Your teen should be able to talk and be listened to. If you find it hard to make them attend, you can add after-meeting incentives like treats. Another great way to get everyone involved is to delegate tasks to everyone. The family meetings need regulators, and delegating simple tasks like these can get your teens more involved.
10. Set expectations and consequences
Accept that your teen will get rebellious at some time in their teenage life. It is usual with their struggle for independence. When this happens, be sure to have some guiding rules and regulations that you expect your teen to follow. You should create these rules with the consequences that will follow if they broke them.

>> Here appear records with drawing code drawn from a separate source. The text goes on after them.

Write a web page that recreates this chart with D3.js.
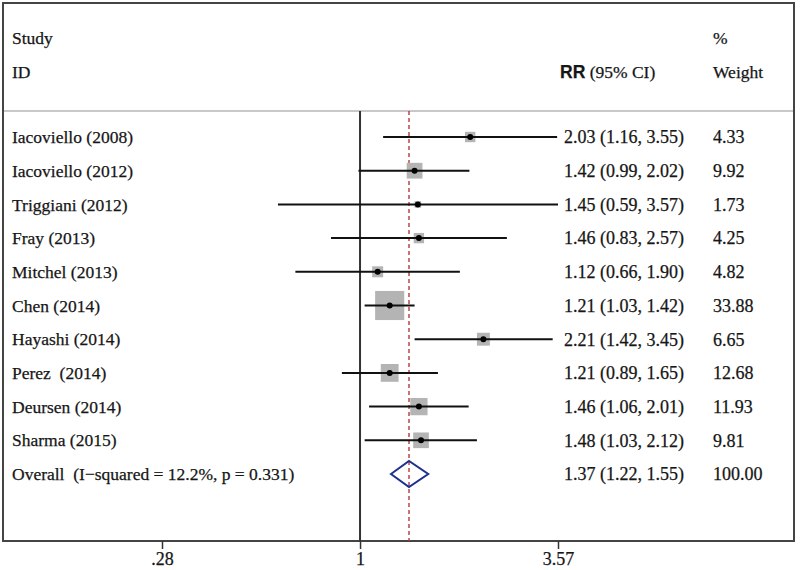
<!DOCTYPE html>
<html lang="en">
<head>
  <meta charset="UTF-8">
  <title>Forest plot</title>
  <script src="https://d3js.org/d3.v7.min.js"></script>
  <style>
    body { margin: 0; background: #fff; }
    svg text { font-family: "Liberation Serif", "Times New Roman", serif; fill: #161616; stroke: #161616; stroke-width: 0.25; white-space: pre; }
  </style>
</head>
<body>
  <div id="chart"></div>
  <script>
    const studies = ["Iacoviello (2008)", "Iacoviello (2012)", "Triggiani (2012)", "Fray (2013)", "Mitchel (2013)",
      "Chen (2014)", "Hayashi (2014)", "Perez  (2014)", "Deursen (2014)", "Sharma (2015)"];
    const rr = [2.03, 1.42, 1.45, 1.46, 1.12, 1.21, 2.21, 1.21, 1.46, 1.48];
    const lower = [1.16, 0.99, 0.59, 0.83, 0.66, 1.03, 1.42, 0.89, 1.06, 1.03];
    const upper = [3.55, 2.02, 3.57, 2.57, 1.90, 1.42, 3.45, 1.65, 2.01, 2.12];
    const weights = ["4.33", "9.92", "1.73", "4.25", "4.82", "33.88", "6.65", "12.68", "11.93", "9.81"];
    const overallLabel = "Overall  (I\u2212squared = 12.2%, p = 0.331)";
    const overall = { rr: 1.37, lo: 1.22, hi: 1.55, weight: "100.00" };
    const ticks = [0.28, 1, 3.57];
    const tickLabels = [".28", "1", "3.57"];

    const width = 800, height = 570;
    const frame = { left: 3, top: 3, right: 794, bottom: 541 };
    const sepY = 111;
    const fs = "17.5px";

    const svg = d3.select("#chart").append("svg").attr("width", width).attr("height", height);

    const x = d3.scaleLog().domain([0.28, 3.57]).range([162, 558]);
    const y = d3.scaleLinear().domain([0, 10]).range([137, 474]);
    const fmt = d3.format(".2f");
    const ciText = (a, b, c) => `${fmt(a)} (${fmt(b)}, ${fmt(c)})`;

    // frame + header separator
    svg.append("rect").attr("x", frame.left).attr("y", frame.top)
      .attr("width", frame.right - frame.left).attr("height", frame.bottom - frame.top)
      .attr("fill", "#fff").attr("stroke", "#444").attr("stroke-width", 2);
    svg.append("line").attr("x1", frame.left + 1).attr("x2", frame.right - 1).attr("y1", sepY).attr("y2", sepY)
      .attr("stroke", "#c8c8c8").attr("stroke-width", 2);

    // headers
    svg.append("text").attr("x", 12).attr("y", 38).attr("dy", ".35em").style("font-size", fs).text("Study");
    svg.append("text").attr("x", 12).attr("y", 72).attr("dy", ".35em").style("font-size", fs).text("ID");
    svg.append("text").attr("x", 713).attr("y", 38).attr("dy", ".35em").style("font-size", fs).text("%");
    svg.append("text").attr("x", 713).attr("y", 72).attr("dy", ".35em").style("font-size", fs).text("Weight");
    const rrHead = svg.append("text").attr("x", 560).attr("y", 72).attr("dy", ".35em").style("font-size", fs);
    rrHead.append("tspan").style("font-family", "'Liberation Sans', Arial, sans-serif").style("font-weight", "bold").text("RR");
    rrHead.append("tspan").text(" (95% CI)");

    // null line and overall dashed line
    svg.append("line").attr("x1", x(1)).attr("x2", x(1)).attr("y1", sepY).attr("y2", frame.bottom)
      .attr("stroke", "#333").attr("stroke-width", 2);
    svg.append("line").attr("x1", x(overall.rr)).attr("x2", x(overall.rr)).attr("y1", sepY).attr("y2", frame.bottom)
      .attr("stroke", "#b4383a").attr("stroke-width", 1.4).attr("stroke-dasharray", "4,3");

    const rows = studies.map((s, i) => ({ s, i, rr: rr[i], lo: lower[i], hi: upper[i], w: weights[i] }));

    // weight boxes
    svg.selectAll("rect.box").data(rows).join("rect").attr("class", "box")
      .attr("x", d => x(d.rr) - 2.5 * Math.sqrt(+d.w))
      .attr("y", d => y(d.i) - 2.5 * Math.sqrt(+d.w))
      .attr("width", d => 5 * Math.sqrt(+d.w))
      .attr("height", d => 5 * Math.sqrt(+d.w))
      .attr("fill", "#b4b4b4");

    // CI lines
    svg.selectAll("line.ci").data(rows).join("line").attr("class", "ci")
      .attr("x1", d => x(d.lo)).attr("x2", d => x(d.hi))
      .attr("y1", d => y(d.i)).attr("y2", d => y(d.i))
      .attr("stroke", "#111").attr("stroke-width", 2);

    // point estimates
    svg.selectAll("circle.pt").data(rows).join("circle").attr("class", "pt")
      .attr("cx", d => x(d.rr)).attr("cy", d => y(d.i)).attr("r", 3).attr("fill", "#000");

    // text columns
    svg.selectAll("text.study").data(rows).join("text").attr("class", "study")
      .attr("x", 12).attr("y", d => y(d.i)).attr("dy", ".35em").style("font-size", fs).text(d => d.s);
    svg.selectAll("text.ci").data(rows).join("text").attr("class", "ci")
      .attr("x", 684).attr("y", d => y(d.i)).attr("dy", ".35em").attr("text-anchor", "end")
      .style("font-size", "18px").text(d => ciText(d.rr, d.lo, d.hi));
    svg.selectAll("text.wt").data(rows).join("text").attr("class", "wt")
      .attr("x", 713).attr("y", d => y(d.i)).attr("dy", ".35em").style("font-size", "18px").text(d => d.w);

    // overall row
    const oy = y(10);
    svg.append("path")
      .attr("d", `M${x(overall.lo)},${oy} L${x(overall.rr)},${oy - 13} L${x(overall.hi)},${oy} L${x(overall.rr)},${oy + 13} Z`)
      .attr("fill", "none").attr("stroke", "#1f3090").attr("stroke-width", 2);
    svg.append("text").attr("x", 12).attr("y", oy).attr("dy", ".35em").style("font-size", fs).text(overallLabel);
    svg.append("text").attr("x", 684).attr("y", oy).attr("dy", ".35em").attr("text-anchor", "end")
      .style("font-size", "18px").text(ciText(overall.rr, overall.lo, overall.hi));
    svg.append("text").attr("x", 713).attr("y", oy).attr("dy", ".35em").style("font-size", "18px").text(overall.weight);

    // x axis
    const axis = svg.append("g").attr("transform", `translate(0,${frame.bottom})`)
      .call(d3.axisBottom(x).tickValues(ticks).tickFormat((d, i) => tickLabels[i]).tickSize(8).tickPadding(3));
    axis.select(".domain").remove();
    axis.selectAll(".tick line").attr("stroke", "#333").attr("stroke-width", 1.5);
    axis.selectAll(".tick text").style("font-family", "'Liberation Serif', serif").style("font-size", "18px")
      .attr("fill", "#161616");
  </script>
</body>
</html>
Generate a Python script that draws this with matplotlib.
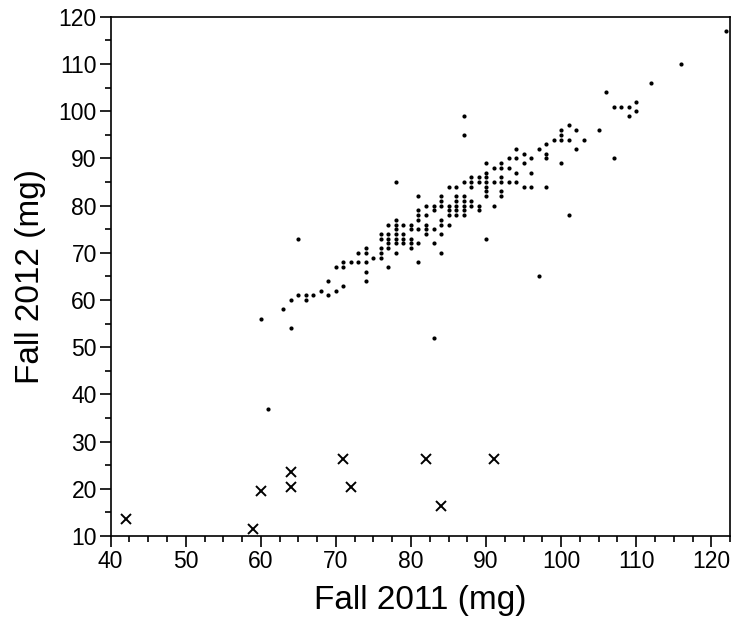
import matplotlib
matplotlib.use("Agg")
import matplotlib.pyplot as plt
from matplotlib.ticker import MultipleLocator

plt.rcParams['font.family'] = ['Liberation Sans', 'DejaVu Sans']

# Dots: Fall 2011 (x) -> list of Fall 2012 values (y)
dot_columns = {
    60: [56], 61: [37], 63: [58], 64: [60, 54], 65: [61, 73], 66: [61, 60],
    67: [61], 68: [62], 69: [64, 61], 70: [67, 62], 71: [68, 67, 63], 72: [68],
    73: [70, 68], 74: [71, 70, 68, 66, 64], 75: [69], 76: [74, 73, 71, 70, 69],
    77: [76, 74, 73, 72, 71, 67], 78: [85, 77, 76, 75, 74, 73, 72, 70],
    79: [76, 74, 73, 72], 80: [76, 75, 73, 72, 71],
    81: [82, 79, 78, 77, 75, 72, 68], 82: [80, 78, 76, 75, 74],
    83: [80, 79, 75, 72, 52], 84: [82, 81, 80, 77, 76, 74, 70],
    85: [84, 80, 79, 78, 76], 86: [84, 82, 81, 80, 79, 78],
    87: [99, 95, 85, 82, 81, 80, 79, 78], 88: [86, 85, 84, 81, 80],
    89: [86, 85, 80, 79], 90: [89, 87, 86, 85, 84, 83, 82, 73],
    91: [88, 85, 80], 92: [89, 88, 86, 85, 83, 82], 93: [90, 88, 85],
    94: [92, 90, 87, 85], 95: [91, 89, 84], 96: [90, 87, 84], 97: [92, 65],
    98: [93, 91, 90, 84], 99: [94], 100: [96, 95, 94, 89], 101: [97, 94, 78],
    102: [96, 92], 103: [94], 105: [96], 106: [104], 107: [101, 90],
    108: [101], 109: [101, 99], 110: [102, 100], 112: [106], 116: [110],
    122: [117],
}
dot_x = [x for x, ys in dot_columns.items() for _ in ys]
dot_y = [y for ys in dot_columns.values() for y in ys]

# Crosses (excluded samples)
cross_x = [42, 59, 60, 64, 64, 71, 72, 82, 84, 91]
cross_y = [13.5, 11.5, 19.5, 23.5, 20.3, 26.3, 20.3, 26.3, 16.3, 26.3]

fig = plt.figure(figsize=(7.33, 6.24), dpi=100)
ax = fig.add_axes([0.151, 0.141, 0.845, 0.832])

ax.plot(dot_x, dot_y, linestyle='none', marker='o', markersize=3.0,
        color='black', markeredgewidth=0)
ax.plot(cross_x, cross_y, linestyle='none', marker='x', markersize=7,
        color='black', markeredgewidth=1.4)

ax.set_xlim(40, 122.5)
ax.set_ylim(10, 120)
ax.xaxis.set_major_locator(MultipleLocator(10))
ax.xaxis.set_minor_locator(MultipleLocator(2.5))
ax.yaxis.set_major_locator(MultipleLocator(10))
ax.yaxis.set_minor_locator(MultipleLocator(5))
ax.tick_params(which='major', length=8, width=1.2, labelsize=16.5, color='black', pad=2)
ax.tick_params(which='minor', length=4.5, width=1.2)
for s in ax.spines.values():
    s.set_linewidth(1.2)

ax.set_xlabel('Fall 2011 (mg)', fontsize=24, labelpad=9)
ax.set_ylabel('Fall 2012 (mg)', fontsize=24, labelpad=9)

fig.savefig('out.png', dpi=100)
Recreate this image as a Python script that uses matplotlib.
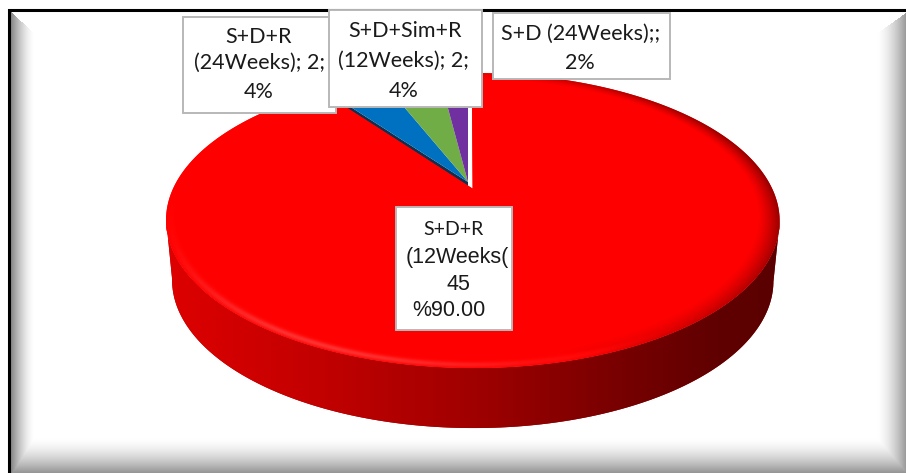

This is a way to enforce limits without creating conflict. When your child breaks a rule, you do not need to yell or threaten. Since you have already spelled out the consequences of breaking the rule, your child will know what to expect from crossing those set boundaries.
Keep in mind that the consequences of breaching a rule are meant to teach rather than punish your teen. Rules are set guidelines on how you want your teen to act at home, school, and elsewhere. The repercussions for failing at this should be to make your teen learn rather than feel controlled. Therefore you should not dish out the consequences of an action as an ultimatum. The teen might see that as a challenge.
No matter how independent a child might want to feel, deep in their hearts, they need emotional support from the family to stay firm while finding out their identity. They can try to get it from their peers, although sooner or later, they will find out that their peers are just as uncertain as they are, and they will need a solid foundation to fall back on. It would help if you let your teens depend on you emotionally till they can get independent. That closeness they crave, give it to them.
You might not get the desired results you need right now; however, your teen will come around with time and patience. So when you try but nothing seems to work, it is because they need just a little bit more patience each time!